Data records:
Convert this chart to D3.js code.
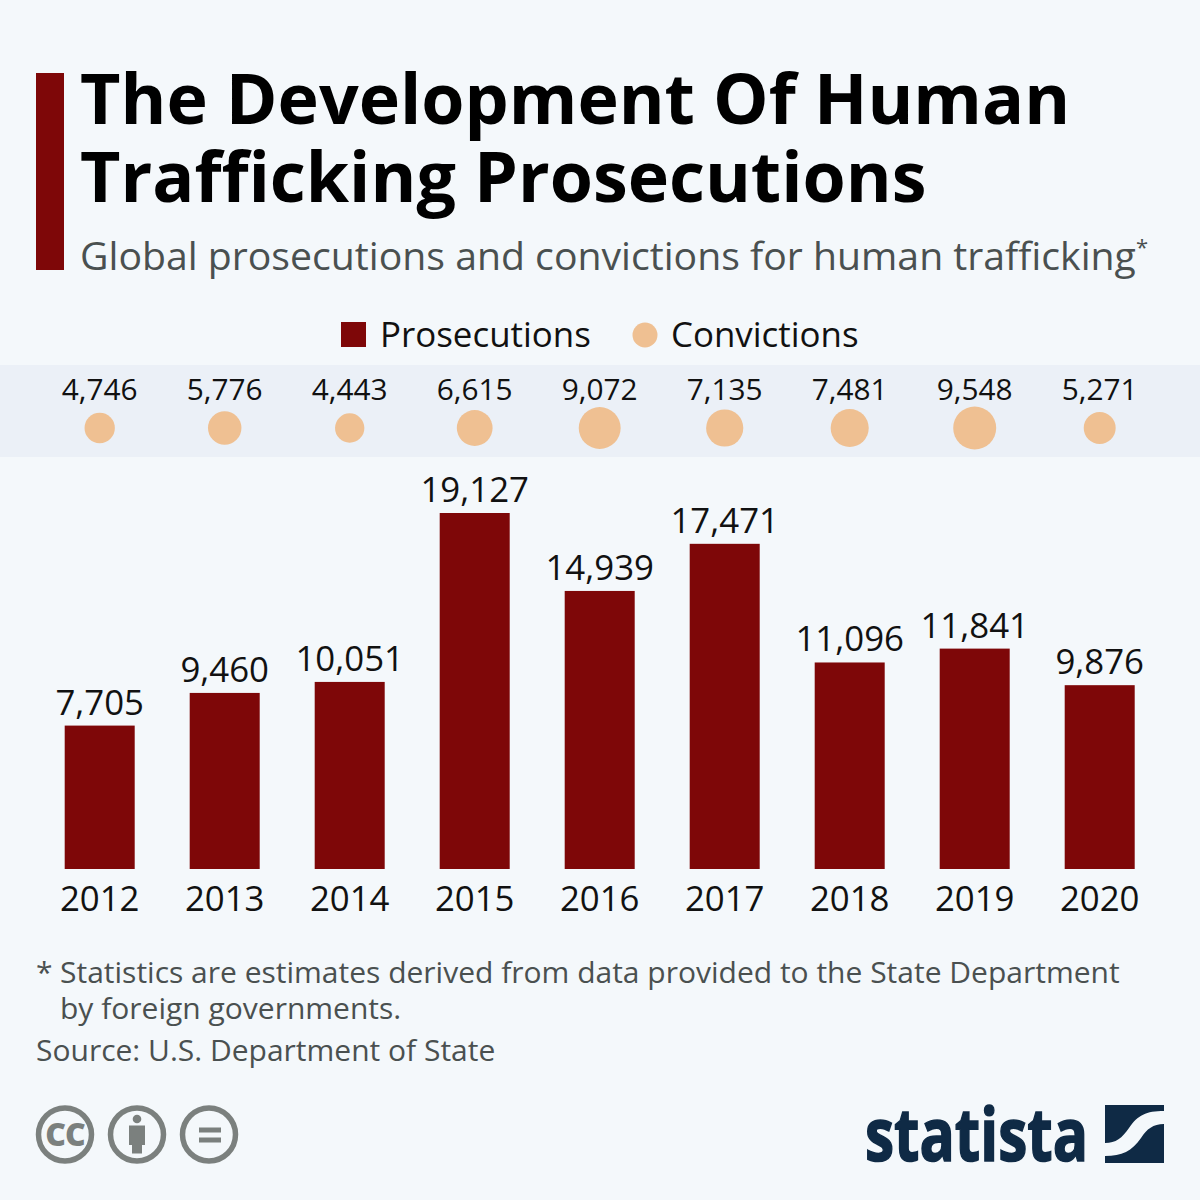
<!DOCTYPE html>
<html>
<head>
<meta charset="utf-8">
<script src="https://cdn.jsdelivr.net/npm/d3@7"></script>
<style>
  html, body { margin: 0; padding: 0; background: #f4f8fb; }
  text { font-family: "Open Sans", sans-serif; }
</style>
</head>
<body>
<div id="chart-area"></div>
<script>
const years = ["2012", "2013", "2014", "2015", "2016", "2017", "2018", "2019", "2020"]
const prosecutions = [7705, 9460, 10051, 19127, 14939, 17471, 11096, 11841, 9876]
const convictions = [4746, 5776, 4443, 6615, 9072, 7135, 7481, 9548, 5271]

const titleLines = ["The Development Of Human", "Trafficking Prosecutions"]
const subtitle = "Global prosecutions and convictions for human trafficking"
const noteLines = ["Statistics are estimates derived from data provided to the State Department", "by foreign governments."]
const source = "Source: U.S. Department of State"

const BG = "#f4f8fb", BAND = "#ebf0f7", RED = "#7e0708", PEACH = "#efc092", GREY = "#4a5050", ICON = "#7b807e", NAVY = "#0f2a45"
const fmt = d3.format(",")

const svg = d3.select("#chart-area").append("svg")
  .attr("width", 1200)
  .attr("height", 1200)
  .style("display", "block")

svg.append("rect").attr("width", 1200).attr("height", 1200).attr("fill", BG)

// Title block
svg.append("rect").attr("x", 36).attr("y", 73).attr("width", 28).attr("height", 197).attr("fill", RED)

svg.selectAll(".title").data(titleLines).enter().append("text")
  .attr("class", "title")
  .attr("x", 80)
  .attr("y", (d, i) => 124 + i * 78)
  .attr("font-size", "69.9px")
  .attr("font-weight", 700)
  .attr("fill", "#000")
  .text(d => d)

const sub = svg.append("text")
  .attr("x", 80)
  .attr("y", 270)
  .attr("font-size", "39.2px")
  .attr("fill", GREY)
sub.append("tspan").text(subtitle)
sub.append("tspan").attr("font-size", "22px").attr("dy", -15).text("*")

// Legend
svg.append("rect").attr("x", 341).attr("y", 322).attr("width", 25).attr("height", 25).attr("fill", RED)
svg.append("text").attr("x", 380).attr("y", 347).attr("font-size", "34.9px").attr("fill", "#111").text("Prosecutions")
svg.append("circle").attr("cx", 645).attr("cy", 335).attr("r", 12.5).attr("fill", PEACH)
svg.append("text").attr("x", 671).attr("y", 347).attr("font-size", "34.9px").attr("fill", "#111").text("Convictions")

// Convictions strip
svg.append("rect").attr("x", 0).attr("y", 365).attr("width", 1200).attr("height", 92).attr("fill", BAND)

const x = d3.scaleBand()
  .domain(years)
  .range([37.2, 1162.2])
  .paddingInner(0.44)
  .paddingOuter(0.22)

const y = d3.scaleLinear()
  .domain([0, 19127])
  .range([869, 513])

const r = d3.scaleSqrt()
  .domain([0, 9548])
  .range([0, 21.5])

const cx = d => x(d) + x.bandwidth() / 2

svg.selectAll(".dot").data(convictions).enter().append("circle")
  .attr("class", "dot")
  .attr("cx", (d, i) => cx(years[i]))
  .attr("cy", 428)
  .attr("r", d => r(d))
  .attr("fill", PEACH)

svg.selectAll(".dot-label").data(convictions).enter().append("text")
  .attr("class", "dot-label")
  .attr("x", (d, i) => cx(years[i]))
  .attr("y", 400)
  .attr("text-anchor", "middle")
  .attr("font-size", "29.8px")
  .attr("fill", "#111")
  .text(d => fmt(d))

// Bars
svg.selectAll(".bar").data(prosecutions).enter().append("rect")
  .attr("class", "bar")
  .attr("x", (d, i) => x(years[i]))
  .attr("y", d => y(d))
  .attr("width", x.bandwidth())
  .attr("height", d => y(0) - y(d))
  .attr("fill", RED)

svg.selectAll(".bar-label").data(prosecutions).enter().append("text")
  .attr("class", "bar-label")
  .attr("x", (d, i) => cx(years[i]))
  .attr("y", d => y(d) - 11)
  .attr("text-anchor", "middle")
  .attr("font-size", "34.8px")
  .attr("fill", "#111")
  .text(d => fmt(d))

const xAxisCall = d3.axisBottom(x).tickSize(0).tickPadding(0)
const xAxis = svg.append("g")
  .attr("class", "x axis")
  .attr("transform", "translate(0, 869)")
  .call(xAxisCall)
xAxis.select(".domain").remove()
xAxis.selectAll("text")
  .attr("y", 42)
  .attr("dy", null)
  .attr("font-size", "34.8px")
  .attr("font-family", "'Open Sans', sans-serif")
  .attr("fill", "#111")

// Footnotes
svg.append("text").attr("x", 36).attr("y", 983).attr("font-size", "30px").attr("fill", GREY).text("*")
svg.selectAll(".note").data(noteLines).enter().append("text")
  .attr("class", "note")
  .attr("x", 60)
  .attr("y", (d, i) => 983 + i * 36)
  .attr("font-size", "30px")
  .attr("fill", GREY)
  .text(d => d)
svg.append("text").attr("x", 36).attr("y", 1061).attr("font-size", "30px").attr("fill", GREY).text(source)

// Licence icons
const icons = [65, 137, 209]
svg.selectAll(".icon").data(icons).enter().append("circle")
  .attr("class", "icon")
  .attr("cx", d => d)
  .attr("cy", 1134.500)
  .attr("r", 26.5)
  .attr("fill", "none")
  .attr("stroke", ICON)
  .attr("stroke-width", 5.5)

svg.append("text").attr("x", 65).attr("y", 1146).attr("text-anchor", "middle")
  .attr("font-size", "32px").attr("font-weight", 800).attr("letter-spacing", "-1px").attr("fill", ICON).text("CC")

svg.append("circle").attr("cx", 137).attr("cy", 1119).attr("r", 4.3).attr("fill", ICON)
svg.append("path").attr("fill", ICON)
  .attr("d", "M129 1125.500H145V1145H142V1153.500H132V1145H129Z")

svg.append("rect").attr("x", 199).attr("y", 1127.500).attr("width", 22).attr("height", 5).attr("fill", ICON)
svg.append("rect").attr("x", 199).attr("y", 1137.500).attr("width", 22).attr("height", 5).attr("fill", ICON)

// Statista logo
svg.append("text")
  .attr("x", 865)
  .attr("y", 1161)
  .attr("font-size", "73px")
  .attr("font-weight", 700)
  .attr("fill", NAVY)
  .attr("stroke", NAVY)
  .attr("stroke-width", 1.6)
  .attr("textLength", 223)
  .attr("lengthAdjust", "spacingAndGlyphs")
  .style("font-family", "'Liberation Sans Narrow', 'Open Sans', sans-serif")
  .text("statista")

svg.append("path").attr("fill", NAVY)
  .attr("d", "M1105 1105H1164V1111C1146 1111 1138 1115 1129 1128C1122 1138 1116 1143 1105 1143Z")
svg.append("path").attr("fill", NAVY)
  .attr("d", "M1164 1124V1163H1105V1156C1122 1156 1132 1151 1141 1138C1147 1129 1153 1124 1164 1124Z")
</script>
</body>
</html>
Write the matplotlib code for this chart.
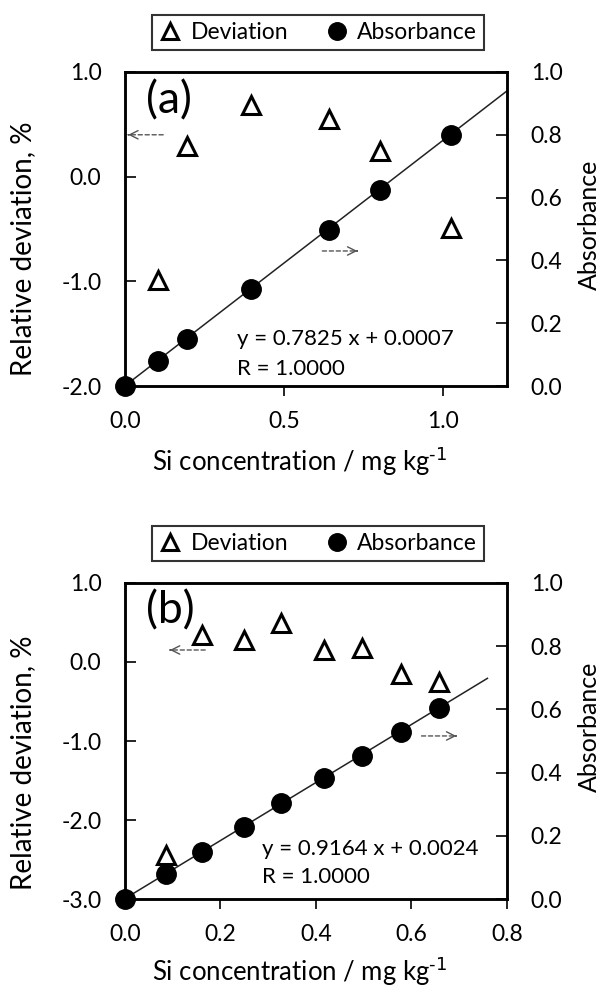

Task details: Without including any pictures, reproduce the listing exactly.

Completed exercise:
Convert this chart to D3.js code.
<!DOCTYPE html>
<html>
<head>
<meta charset="utf-8">
<script src="https://cdn.jsdelivr.net/npm/d3@7"></script>
<style>
  html, body { margin: 0; padding: 0; background: #f4f8fb; }
  text { font-family: "Open Sans", sans-serif; }
</style>
</head>
<body>
<div id="chart-area"></div>
<script>
const years = ["2012", "2013", "2014", "2015", "2016", "2017", "2018", "2019", "2020"]
const prosecutions = [7705, 9460, 10051, 19127, 14939, 17471, 11096, 11841, 9876]
const convictions = [4746, 5776, 4443, 6615, 9072, 7135, 7481, 9548, 5271]

const titleLines = ["The Development Of Human", "Trafficking Prosecutions"]
const subtitle = "Global prosecutions and convictions for human trafficking"
const noteLines = ["Statistics are estimates derived from data provided to the State Department", "by foreign governments."]
const source = "Source: U.S. Department of State"

const BG = "#f4f8fb", BAND = "#ebf0f7", RED = "#7e0708", PEACH = "#efc092", GREY = "#4a5050", ICON = "#7b807e", NAVY = "#0f2a45"
const fmt = d3.format(",")

const svg = d3.select("#chart-area").append("svg")
  .attr("width", 1200)
  .attr("height", 1200)
  .style("display", "block")

svg.append("rect").attr("width", 1200).attr("height", 1200).attr("fill", BG)

// Title block
svg.append("rect").attr("x", 36).attr("y", 73).attr("width", 28).attr("height", 197).attr("fill", RED)

svg.selectAll(".title").data(titleLines).enter().append("text")
  .attr("class", "title")
  .attr("x", 80)
  .attr("y", (d, i) => 124 + i * 78)
  .attr("font-size", "69.9px")
  .attr("font-weight", 700)
  .attr("fill", "#000")
  .text(d => d)

const sub = svg.append("text")
  .attr("x", 80)
  .attr("y", 270)
  .attr("font-size", "39.2px")
  .attr("fill", GREY)
sub.append("tspan").text(subtitle)
sub.append("tspan").attr("font-size", "22px").attr("dy", -15).text("*")

// Legend
svg.append("rect").attr("x", 341).attr("y", 322).attr("width", 25).attr("height", 25).attr("fill", RED)
svg.append("text").attr("x", 380).attr("y", 347).attr("font-size", "34.9px").attr("fill", "#111").text("Prosecutions")
svg.append("circle").attr("cx", 645).attr("cy", 335).attr("r", 12.5).attr("fill", PEACH)
svg.append("text").attr("x", 671).attr("y", 347).attr("font-size", "34.9px").attr("fill", "#111").text("Convictions")

// Convictions strip
svg.append("rect").attr("x", 0).attr("y", 365).attr("width", 1200).attr("height", 92).attr("fill", BAND)

const x = d3.scaleBand()
  .domain(years)
  .range([37.2, 1162.2])
  .paddingInner(0.44)
  .paddingOuter(0.22)

const y = d3.scaleLinear()
  .domain([0, 19127])
  .range([869, 513])

const r = d3.scaleSqrt()
  .domain([0, 9548])
  .range([0, 21.5])

const cx = d => x(d) + x.bandwidth() / 2

svg.selectAll(".dot").data(convictions).enter().append("circle")
  .attr("class", "dot")
  .attr("cx", (d, i) => cx(years[i]))
  .attr("cy", 428)
  .attr("r", d => r(d))
  .attr("fill", PEACH)

svg.selectAll(".dot-label").data(convictions).enter().append("text")
  .attr("class", "dot-label")
  .attr("x", (d, i) => cx(years[i]))
  .attr("y", 400)
  .attr("text-anchor", "middle")
  .attr("font-size", "29.8px")
  .attr("fill", "#111")
  .text(d => fmt(d))

// Bars
svg.selectAll(".bar").data(prosecutions).enter().append("rect")
  .attr("class", "bar")
  .attr("x", (d, i) => x(years[i]))
  .attr("y", d => y(d))
  .attr("width", x.bandwidth())
  .attr("height", d => y(0) - y(d))
  .attr("fill", RED)

svg.selectAll(".bar-label").data(prosecutions).enter().append("text")
  .attr("class", "bar-label")
  .attr("x", (d, i) => cx(years[i]))
  .attr("y", d => y(d) - 11)
  .attr("text-anchor", "middle")
  .attr("font-size", "34.8px")
  .attr("fill", "#111")
  .text(d => fmt(d))

const xAxisCall = d3.axisBottom(x).tickSize(0).tickPadding(0)
const xAxis = svg.append("g")
  .attr("class", "x axis")
  .attr("transform", "translate(0, 869)")
  .call(xAxisCall)
xAxis.select(".domain").remove()
xAxis.selectAll("text")
  .attr("y", 42)
  .attr("dy", null)
  .attr("font-size", "34.8px")
  .attr("font-family", "'Open Sans', sans-serif")
  .attr("fill", "#111")

// Footnotes
svg.append("text").attr("x", 36).attr("y", 983).attr("font-size", "30px").attr("fill", GREY).text("*")
svg.selectAll(".note").data(noteLines).enter().append("text")
  .attr("class", "note")
  .attr("x", 60)
  .attr("y", (d, i) => 983 + i * 36)
  .attr("font-size", "30px")
  .attr("fill", GREY)
  .text(d => d)
svg.append("text").attr("x", 36).attr("y", 1061).attr("font-size", "30px").attr("fill", GREY).text(source)

// Licence icons
const icons = [65, 137, 209]
svg.selectAll(".icon").data(icons).enter().append("circle")
  .attr("class", "icon")
  .attr("cx", d => d)
  .attr("cy", 1134.500)
  .attr("r", 26.5)
  .attr("fill", "none")
  .attr("stroke", ICON)
  .attr("stroke-width", 5.5)

svg.append("text").attr("x", 65).attr("y", 1146).attr("text-anchor", "middle")
  .attr("font-size", "32px").attr("font-weight", 800).attr("letter-spacing", "-1px").attr("fill", ICON).text("CC")

svg.append("circle").attr("cx", 137).attr("cy", 1119).attr("r", 4.3).attr("fill", ICON)
svg.append("path").attr("fill", ICON)
  .attr("d", "M129 1125.500H145V1145H142V1153.500H132V1145H129Z")

svg.append("rect").attr("x", 199).attr("y", 1127.500).attr("width", 22).attr("height", 5).attr("fill", ICON)
svg.append("rect").attr("x", 199).attr("y", 1137.500).attr("width", 22).attr("height", 5).attr("fill", ICON)

// Statista logo
svg.append("text")
  .attr("x", 865)
  .attr("y", 1161)
  .attr("font-size", "73px")
  .attr("font-weight", 700)
  .attr("fill", NAVY)
  .attr("stroke", NAVY)
  .attr("stroke-width", 1.6)
  .attr("textLength", 223)
  .attr("lengthAdjust", "spacingAndGlyphs")
  .style("font-family", "'Liberation Sans Narrow', 'Open Sans', sans-serif")
  .text("statista")

svg.append("path").attr("fill", NAVY)
  .attr("d", "M1105 1105H1164V1111C1146 1111 1138 1115 1129 1128C1122 1138 1116 1143 1105 1143Z")
svg.append("path").attr("fill", NAVY)
  .attr("d", "M1164 1124V1163H1105V1156C1122 1156 1132 1151 1141 1138C1147 1129 1153 1124 1164 1124Z")
</script>
</body>
</html>
Write the matplotlib code for this chart.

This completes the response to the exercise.